**Brief**
Find each line with the word "this" and copy it.
* START *
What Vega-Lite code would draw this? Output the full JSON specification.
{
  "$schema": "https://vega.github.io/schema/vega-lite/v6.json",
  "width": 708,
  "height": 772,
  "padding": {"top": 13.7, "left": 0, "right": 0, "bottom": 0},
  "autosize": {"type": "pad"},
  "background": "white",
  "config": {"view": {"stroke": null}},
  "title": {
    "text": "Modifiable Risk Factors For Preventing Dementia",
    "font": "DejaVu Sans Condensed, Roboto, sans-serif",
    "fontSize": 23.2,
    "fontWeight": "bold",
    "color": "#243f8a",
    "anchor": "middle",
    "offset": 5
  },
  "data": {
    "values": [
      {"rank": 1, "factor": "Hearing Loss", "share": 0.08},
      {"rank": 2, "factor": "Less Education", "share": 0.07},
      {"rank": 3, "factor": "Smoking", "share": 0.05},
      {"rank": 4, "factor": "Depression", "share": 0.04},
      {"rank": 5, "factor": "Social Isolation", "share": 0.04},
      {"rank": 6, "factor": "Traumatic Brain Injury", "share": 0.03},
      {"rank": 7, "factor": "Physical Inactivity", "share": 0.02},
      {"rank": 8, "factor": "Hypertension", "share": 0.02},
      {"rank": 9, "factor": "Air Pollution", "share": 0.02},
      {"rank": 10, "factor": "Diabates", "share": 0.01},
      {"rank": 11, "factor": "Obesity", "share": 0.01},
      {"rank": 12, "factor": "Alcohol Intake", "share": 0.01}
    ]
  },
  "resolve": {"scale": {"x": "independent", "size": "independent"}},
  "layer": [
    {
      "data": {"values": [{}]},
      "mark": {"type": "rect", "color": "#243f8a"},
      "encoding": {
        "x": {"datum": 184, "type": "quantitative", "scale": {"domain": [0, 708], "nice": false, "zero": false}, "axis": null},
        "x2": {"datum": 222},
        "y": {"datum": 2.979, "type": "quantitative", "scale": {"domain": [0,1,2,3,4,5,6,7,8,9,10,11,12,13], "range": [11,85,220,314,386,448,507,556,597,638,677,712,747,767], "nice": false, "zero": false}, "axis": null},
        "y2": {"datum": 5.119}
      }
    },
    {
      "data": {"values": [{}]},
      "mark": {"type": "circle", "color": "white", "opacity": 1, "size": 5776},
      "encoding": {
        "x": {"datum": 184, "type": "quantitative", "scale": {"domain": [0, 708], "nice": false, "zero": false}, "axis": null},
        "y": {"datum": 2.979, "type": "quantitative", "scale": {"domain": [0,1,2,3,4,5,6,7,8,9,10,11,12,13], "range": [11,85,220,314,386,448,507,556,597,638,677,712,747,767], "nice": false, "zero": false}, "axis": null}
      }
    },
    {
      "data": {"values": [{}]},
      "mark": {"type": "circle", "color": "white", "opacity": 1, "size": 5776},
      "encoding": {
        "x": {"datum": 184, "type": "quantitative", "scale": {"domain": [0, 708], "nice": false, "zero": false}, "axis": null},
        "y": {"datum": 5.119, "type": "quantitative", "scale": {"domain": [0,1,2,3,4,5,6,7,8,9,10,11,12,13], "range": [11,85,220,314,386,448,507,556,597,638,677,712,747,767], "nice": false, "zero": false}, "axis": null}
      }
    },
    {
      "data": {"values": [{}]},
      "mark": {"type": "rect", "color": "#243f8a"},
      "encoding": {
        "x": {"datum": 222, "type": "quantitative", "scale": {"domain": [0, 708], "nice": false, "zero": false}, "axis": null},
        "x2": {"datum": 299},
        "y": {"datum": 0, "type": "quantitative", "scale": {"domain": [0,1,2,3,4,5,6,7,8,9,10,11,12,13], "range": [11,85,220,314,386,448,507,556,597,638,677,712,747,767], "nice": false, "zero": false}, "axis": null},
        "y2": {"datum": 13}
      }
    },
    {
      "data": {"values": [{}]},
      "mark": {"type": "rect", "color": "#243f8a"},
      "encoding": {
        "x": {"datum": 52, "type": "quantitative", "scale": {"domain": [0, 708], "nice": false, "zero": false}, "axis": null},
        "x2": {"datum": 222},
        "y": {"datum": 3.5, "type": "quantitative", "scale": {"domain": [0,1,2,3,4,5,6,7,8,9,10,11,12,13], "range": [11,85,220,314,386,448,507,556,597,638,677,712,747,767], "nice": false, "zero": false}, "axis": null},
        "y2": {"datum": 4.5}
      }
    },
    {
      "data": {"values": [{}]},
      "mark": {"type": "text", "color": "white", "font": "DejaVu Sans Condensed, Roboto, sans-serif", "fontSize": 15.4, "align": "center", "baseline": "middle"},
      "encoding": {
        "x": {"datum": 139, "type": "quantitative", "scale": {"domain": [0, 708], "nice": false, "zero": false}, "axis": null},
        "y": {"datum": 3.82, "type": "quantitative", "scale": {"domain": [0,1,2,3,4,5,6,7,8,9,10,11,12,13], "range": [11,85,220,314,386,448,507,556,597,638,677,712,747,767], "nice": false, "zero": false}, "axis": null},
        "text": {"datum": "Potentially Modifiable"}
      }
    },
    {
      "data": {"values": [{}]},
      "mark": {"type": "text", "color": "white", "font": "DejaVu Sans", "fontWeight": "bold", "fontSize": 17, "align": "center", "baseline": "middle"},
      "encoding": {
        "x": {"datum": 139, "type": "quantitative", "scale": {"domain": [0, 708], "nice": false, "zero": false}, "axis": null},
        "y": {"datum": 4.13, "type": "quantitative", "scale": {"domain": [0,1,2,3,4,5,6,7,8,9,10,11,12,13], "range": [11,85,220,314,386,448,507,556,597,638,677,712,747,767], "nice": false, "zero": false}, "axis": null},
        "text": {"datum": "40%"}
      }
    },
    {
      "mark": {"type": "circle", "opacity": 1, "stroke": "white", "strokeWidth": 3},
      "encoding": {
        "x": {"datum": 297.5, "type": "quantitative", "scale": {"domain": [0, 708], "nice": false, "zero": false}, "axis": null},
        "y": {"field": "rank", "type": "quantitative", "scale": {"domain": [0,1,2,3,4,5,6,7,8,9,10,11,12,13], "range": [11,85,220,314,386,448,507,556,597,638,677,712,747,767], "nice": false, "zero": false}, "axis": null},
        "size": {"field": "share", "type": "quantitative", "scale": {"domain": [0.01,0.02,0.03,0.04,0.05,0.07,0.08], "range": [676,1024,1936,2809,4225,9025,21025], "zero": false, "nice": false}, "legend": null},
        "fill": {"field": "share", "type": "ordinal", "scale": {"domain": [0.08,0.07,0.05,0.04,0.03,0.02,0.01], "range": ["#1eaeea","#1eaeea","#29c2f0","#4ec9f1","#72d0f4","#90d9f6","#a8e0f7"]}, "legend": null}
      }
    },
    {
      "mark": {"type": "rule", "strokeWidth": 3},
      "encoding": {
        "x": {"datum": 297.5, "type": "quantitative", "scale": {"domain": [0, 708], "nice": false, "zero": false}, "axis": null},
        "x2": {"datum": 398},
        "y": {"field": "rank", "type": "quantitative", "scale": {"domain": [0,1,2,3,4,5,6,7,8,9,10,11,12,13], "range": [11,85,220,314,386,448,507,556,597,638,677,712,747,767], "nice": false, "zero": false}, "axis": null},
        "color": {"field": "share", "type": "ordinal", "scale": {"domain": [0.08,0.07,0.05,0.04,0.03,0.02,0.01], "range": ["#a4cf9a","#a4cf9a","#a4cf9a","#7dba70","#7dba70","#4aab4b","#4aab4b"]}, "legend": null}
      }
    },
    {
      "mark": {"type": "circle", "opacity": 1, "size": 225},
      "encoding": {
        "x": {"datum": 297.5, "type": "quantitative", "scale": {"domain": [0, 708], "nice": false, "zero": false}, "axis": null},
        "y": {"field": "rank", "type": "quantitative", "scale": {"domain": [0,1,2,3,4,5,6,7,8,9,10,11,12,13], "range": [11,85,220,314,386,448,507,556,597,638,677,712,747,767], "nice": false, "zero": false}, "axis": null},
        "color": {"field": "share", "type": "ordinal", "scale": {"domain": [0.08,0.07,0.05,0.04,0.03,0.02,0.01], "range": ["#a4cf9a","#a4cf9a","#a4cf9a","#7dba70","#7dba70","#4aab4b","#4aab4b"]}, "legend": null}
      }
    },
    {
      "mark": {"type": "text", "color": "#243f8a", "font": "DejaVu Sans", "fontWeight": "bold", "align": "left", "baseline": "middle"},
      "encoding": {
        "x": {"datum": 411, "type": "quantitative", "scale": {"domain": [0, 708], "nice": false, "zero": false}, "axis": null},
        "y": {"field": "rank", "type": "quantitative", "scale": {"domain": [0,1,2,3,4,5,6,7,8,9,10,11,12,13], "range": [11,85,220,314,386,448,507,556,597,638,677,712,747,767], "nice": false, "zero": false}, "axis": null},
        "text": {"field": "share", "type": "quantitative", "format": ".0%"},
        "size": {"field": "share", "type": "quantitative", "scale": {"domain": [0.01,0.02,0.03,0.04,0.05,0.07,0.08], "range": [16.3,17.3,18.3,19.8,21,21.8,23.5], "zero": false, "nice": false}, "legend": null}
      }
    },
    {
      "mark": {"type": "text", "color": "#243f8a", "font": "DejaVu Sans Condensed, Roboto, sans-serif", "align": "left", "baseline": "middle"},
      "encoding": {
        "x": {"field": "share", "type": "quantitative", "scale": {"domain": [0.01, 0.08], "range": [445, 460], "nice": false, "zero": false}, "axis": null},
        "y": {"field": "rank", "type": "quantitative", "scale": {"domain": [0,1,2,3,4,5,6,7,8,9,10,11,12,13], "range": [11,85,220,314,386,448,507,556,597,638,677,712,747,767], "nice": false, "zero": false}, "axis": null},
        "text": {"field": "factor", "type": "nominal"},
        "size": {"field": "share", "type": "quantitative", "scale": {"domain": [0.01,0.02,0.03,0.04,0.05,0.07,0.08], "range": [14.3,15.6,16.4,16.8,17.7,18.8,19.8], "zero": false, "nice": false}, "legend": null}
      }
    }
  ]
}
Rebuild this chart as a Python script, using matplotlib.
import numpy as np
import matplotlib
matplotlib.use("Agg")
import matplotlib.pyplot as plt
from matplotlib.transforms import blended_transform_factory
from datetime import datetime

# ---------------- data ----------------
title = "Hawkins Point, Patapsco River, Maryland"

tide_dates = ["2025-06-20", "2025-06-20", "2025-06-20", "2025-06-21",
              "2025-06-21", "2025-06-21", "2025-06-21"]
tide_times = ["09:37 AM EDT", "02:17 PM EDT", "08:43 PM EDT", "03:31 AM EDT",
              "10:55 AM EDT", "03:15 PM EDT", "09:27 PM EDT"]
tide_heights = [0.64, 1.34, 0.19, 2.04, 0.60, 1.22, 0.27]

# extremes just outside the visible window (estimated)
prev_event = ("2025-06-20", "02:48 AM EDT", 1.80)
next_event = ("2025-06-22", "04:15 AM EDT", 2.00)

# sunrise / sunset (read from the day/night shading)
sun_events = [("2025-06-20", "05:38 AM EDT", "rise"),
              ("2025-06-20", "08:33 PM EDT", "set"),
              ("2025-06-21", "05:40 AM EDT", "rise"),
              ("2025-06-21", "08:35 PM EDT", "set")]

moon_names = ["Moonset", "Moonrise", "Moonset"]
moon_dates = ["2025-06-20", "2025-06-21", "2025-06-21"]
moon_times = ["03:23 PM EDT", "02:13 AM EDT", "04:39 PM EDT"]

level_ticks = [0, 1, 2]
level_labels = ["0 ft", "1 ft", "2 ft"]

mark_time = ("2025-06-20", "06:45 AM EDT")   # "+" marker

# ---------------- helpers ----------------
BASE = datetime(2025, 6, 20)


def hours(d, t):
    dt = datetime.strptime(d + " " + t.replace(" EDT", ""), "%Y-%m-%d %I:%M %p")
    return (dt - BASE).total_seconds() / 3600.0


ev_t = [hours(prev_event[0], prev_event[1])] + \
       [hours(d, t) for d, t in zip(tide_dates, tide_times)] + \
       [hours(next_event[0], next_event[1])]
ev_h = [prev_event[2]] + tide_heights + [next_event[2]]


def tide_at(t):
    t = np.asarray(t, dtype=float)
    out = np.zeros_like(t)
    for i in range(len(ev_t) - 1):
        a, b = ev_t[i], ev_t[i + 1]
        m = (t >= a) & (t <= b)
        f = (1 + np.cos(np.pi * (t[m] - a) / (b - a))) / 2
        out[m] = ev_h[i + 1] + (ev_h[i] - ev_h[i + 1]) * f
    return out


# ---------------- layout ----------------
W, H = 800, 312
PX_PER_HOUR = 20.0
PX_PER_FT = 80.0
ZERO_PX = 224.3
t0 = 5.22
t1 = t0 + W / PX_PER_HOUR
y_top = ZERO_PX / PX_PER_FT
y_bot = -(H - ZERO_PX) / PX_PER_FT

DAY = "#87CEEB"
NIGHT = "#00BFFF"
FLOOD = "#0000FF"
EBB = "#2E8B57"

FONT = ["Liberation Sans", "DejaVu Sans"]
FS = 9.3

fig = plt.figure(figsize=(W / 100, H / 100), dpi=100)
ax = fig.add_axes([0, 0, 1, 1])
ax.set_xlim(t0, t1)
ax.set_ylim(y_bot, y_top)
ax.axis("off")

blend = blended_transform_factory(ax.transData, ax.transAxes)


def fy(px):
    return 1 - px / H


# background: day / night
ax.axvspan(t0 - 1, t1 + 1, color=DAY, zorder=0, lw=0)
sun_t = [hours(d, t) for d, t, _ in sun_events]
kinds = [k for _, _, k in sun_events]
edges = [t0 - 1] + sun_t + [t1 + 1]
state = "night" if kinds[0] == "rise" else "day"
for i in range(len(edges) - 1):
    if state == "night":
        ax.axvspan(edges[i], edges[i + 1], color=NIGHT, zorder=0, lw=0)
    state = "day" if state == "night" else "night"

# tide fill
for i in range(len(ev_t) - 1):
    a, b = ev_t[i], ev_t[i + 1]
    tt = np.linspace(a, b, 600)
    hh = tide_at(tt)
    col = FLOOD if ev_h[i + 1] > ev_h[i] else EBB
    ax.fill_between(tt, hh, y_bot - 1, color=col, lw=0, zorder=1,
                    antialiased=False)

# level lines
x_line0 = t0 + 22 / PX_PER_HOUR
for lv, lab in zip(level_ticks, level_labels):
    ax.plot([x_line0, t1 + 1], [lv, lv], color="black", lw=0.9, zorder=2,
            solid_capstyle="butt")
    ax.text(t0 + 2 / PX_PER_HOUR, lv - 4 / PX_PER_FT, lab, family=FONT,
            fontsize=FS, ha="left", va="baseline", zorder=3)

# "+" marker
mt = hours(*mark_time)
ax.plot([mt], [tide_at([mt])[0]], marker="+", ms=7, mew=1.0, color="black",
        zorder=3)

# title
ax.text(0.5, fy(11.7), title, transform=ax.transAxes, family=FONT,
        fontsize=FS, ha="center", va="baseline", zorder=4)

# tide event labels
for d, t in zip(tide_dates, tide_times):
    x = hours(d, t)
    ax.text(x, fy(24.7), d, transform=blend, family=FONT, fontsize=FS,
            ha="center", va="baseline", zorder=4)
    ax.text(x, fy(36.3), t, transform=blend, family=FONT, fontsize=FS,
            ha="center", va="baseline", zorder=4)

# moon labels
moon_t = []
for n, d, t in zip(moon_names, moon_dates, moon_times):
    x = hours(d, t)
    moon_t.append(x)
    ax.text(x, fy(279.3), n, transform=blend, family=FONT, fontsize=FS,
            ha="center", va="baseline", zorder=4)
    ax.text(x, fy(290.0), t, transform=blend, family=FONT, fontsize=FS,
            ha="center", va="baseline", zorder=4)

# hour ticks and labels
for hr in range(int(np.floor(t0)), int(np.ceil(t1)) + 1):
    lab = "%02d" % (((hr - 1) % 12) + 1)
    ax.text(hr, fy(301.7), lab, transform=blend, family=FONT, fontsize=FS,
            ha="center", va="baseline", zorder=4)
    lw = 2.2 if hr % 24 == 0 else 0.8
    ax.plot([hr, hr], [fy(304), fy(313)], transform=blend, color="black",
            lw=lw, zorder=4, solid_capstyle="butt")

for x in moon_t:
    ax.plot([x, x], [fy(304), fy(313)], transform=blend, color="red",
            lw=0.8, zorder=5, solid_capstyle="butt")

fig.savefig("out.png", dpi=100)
* END *
**Answer below**
What Vega-Lite code would draw this? Output the full JSON specification.
Rebuild this chart as a Python script, using matplotlib.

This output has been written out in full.